Drawing from this and similar experiences, here are my core pieces of advice when engaging plastic machining services for automotive components.

1. Material Selection is a Dialogue, Not a Dictation.
Don’t just send a drawing with a material callout. Discuss the function with your machining partner.
Is it structural? Consider glass or carbon-filled composites, but know they are abrasive and require diamond-coated tools.
Is it exposed to fuels or chemicals? Specify the exact agent. Acetal (Delrin) is great for gears but swells in hot water.
What is the temperature range? Continuous vs. peak temperature matters immensely. For under-hood applications above 150°C, PEEK, PEI (Ultem), and PPS are your prime candidates, but they demand rigid, high-speed machining strategies.

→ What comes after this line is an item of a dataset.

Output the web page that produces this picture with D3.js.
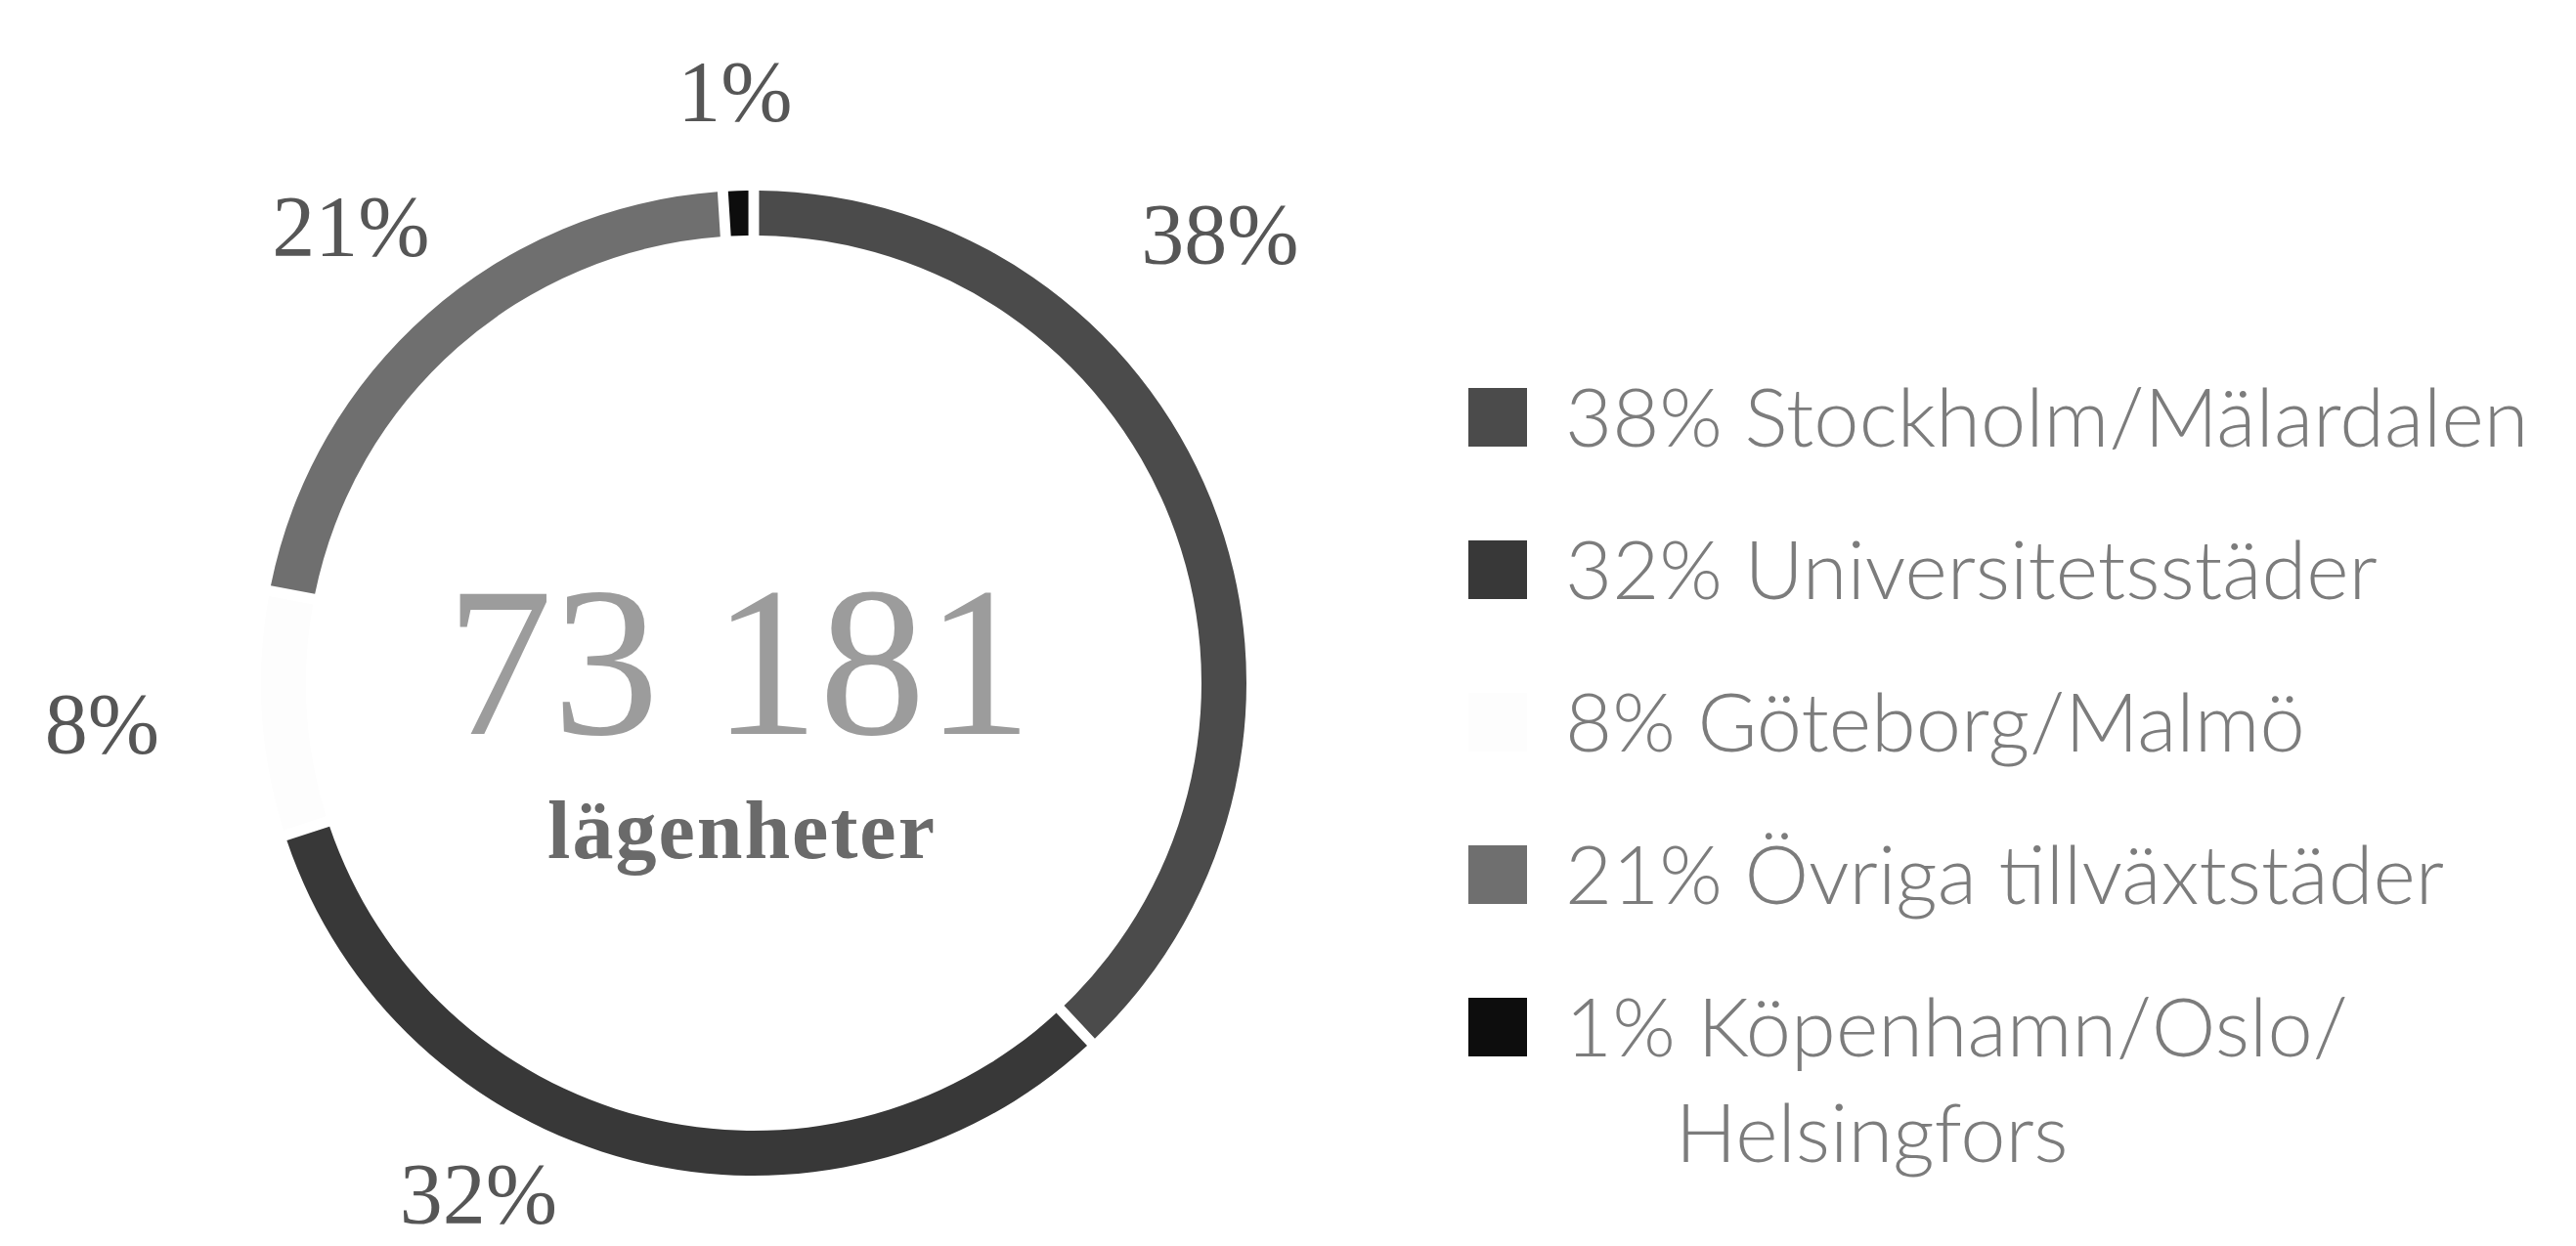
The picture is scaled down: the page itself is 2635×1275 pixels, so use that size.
<!DOCTYPE html>
<html>
<head>
<meta charset="utf-8">
<script src="https://cdn.jsdelivr.net/npm/d3@7"></script>
<style>
  html, body { margin: 0; padding: 0; background: #ffffff; }
  svg { display: block; }
</style>
</head>
<body>
<svg id="chart" width="2635" height="1275"></svg>
<script>
// Housing stock by region, share of all apartments
const categories = [
  "Stockholm/Mälardalen",
  "Universitetsstäder",
  "Göteborg/Malmö",
  "Övriga tillväxtstäder",
  "Köpenhamn/Oslo/Helsingfors"
];
const shares = [38, 32, 8, 21, 1];          // percent
const totalUnits = 73181;
const totalCaption = "lägenheter";

// ---- styling / layout ----
const W = 2635, H = 1275;
const ring = { cx: 771, cy: 699, inner: 458, outer: 504, pad: 0.016 };
const sliceColors = ["#4b4b4b", "#383838", "#fdfdfd", "#6f6f6f", "#0d0d0d"];
const serif = "'Liberation Serif', 'Times New Roman', serif";
const sans = "Lato, 'Open Sans', sans-serif";
// label placement: angular nudge (deg) from the slice middle and radius
const labelLayout = [
  { nudge: -22.3, r: 662 },
  { nudge: 13.9, r: 594 },
  { nudge: 0, r: 668 },
  { nudge: 0, r: 623 },
  { nudge: 0, r: 605 }
];
const legend = { x: 1502, top: 427, step: 156, swatch: 60, textX: 1601, size: 83, maxRight: 2625 };

const data = categories.map((name, i) => ({ name, share: shares[i], color: sliceColors[i], i }));

const svg = d3.select("#chart");
svg.append("rect").attr("width", W).attr("height", H).attr("fill", "#ffffff");

const pie = d3.pie().sort(null).value(d => d.share);
const arcs = pie(data);
const arc = d3.arc().innerRadius(ring.inner).outerRadius(ring.outer).padAngle(ring.pad);

const g = svg.append("g").attr("transform", `translate(${ring.cx},${ring.cy})`);

g.selectAll("path.slice")
  .data(arcs)
  .join("path")
  .attr("class", "slice")
  .attr("d", arc)
  .attr("fill", d => d.data.color);

// percentage labels around the ring
g.selectAll("text.pct")
  .data(arcs)
  .join("text")
  .attr("class", "pct")
  .attr("transform", d => {
    const L = labelLayout[d.data.i];
    const a = (d.startAngle + d.endAngle) / 2 + L.nudge * Math.PI / 180;
    return `translate(${Math.sin(a) * L.r},${-Math.cos(a) * L.r})`;
  })
  .attr("text-anchor", "middle")
  .attr("dy", "0.33em")
  .attr("font-family", serif)
  .attr("font-size", 88)
  .attr("fill", "#565656")
  .text(d => d.data.share + "%");

// total in the centre
const fmt = d3.formatLocale({ decimal: ",", thousands: " ", grouping: [3], currency: ["", " kr"] }).format(",d");
g.append("text")
  .attr("x", -15)
  .attr("y", 52)
  .attr("text-anchor", "middle")
  .attr("font-family", serif)
  .attr("font-size", 218)
  .attr("fill", "#9c9c9c")
  .text(fmt(totalUnits));

g.append("text")
  .attr("x", -12)
  .attr("y", 179)
  .attr("text-anchor", "middle")
  .attr("font-family", serif)
  .attr("font-weight", "bold")
  .attr("font-size", 84)
  .attr("letter-spacing", 2)
  .attr("fill", "#6a6a6a")
  .text(totalCaption);

// legend
const lg = svg.append("g");
const rows = lg.selectAll("g.row")
  .data(data)
  .join("g")
  .attr("class", "row")
  .attr("transform", (d, i) => `translate(0,${legend.top + i * legend.step})`);

rows.append("rect")
  .attr("x", legend.x)
  .attr("y", -legend.swatch / 2)
  .attr("width", legend.swatch)
  .attr("height", legend.swatch)
  .attr("fill", d => d.color);

rows.each(function(d) {
  const row = d3.select(this);
  const t = row.append("text")
    .attr("x", legend.textX)
    .attr("y", 30)
    .attr("font-family", sans)
    .attr("font-weight", 300)
    .attr("font-size", legend.size)
    .attr("fill", "#7c7c7c");
  const pctSpan = t.append("tspan").text(d.share + "% ");
  const nameX = legend.textX + pctSpan.node().getComputedTextLength();
  // wrap the name at "/" when it would run past the right edge
  const parts = d.name.split(/(?<=\/)/);
  let line = "";
  const lines = [];
  const probe = row.append("text")
    .attr("font-family", sans).attr("font-weight", 300).attr("font-size", legend.size)
    .attr("visibility", "hidden");
  parts.forEach(p => {
    const test = line + p;
    probe.text(test);
    if (line && nameX + probe.node().getComputedTextLength() > legend.maxRight) {
      lines.push(line);
      line = p;
    } else {
      line = test;
    }
  });
  lines.push(line);
  probe.remove();
  lines.forEach((ln, k) => {
    const s = t.append("tspan").text(ln);
    if (k > 0) s.attr("x", nameX).attr("dy", 108);
  });
});
</script>
</body>
</html>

2. Design for Machinability, Even for Plastic.
Small tweaks in design can drastically reduce cost and improve quality.
Avoid sharp internal corners. Use radiused corners equal to or greater than the tool radius. This allows for efficient toolpaths and prevents stress concentrations.
Specify critical vs. non-critical tolerances. Holding a ±0.025mm tolerance across an entire plastic part is expensive and often unnecessary. Identify the 2-3 datum features that truly matter for assembly and function, and relax the rest.
Consider wall thickness uniformity. Sudden transitions from thick to thin sections are invitations for warpage during machining and in service.

3. The Post-Processing Imperative.
A machined plastic part is often not finished. Deburring and surface treatment require as much forethought as the machining itself. Vapor polishing can achieve optical clarity on acrylic lenses for sensors. Light bead blasting can create a uniform, cosmetic finish. For parts requiring seals, a controlled facing operation might be needed to achieve the perfect flange flatness.

The Road Ahead: Where Plastic Machining is Driving Innovation

The trend is clear. The automotive industry’s move towards electrification, autonomy, and customization creates more demand for high-mix, low-volume precision parts. Plastic machining services for automotive components are no longer just a bridge to tooling. They are becoming the production method for:
Autonomous Vehicle Sensor Housings: Low-volume, complex geometries that must be RF-transparent (e.g., for radar) or have precise optical properties (for LiDAR).
Classic & Specialty Vehicle Restoration: Authentically replicating discontinued interior and under-hood components in exacting materials.
Performance Aftermarket Parts: Intake manifolds, reservoir tanks, and aerodynamic components where weight, performance, and short runs are key.

The lesson from the trenches is this: Success hinges on viewing plastic not as a simple substitute, but as a sophisticated engineering material with its own rulebook. Partnering with a machining service that understands this distinction—the thermal dynamics, the material science, and the stringent demands of the automotive world—is what transforms a bottleneck into a breakthrough. It’s how you go from a CAD model to a part that works, under the hood, on the very first try.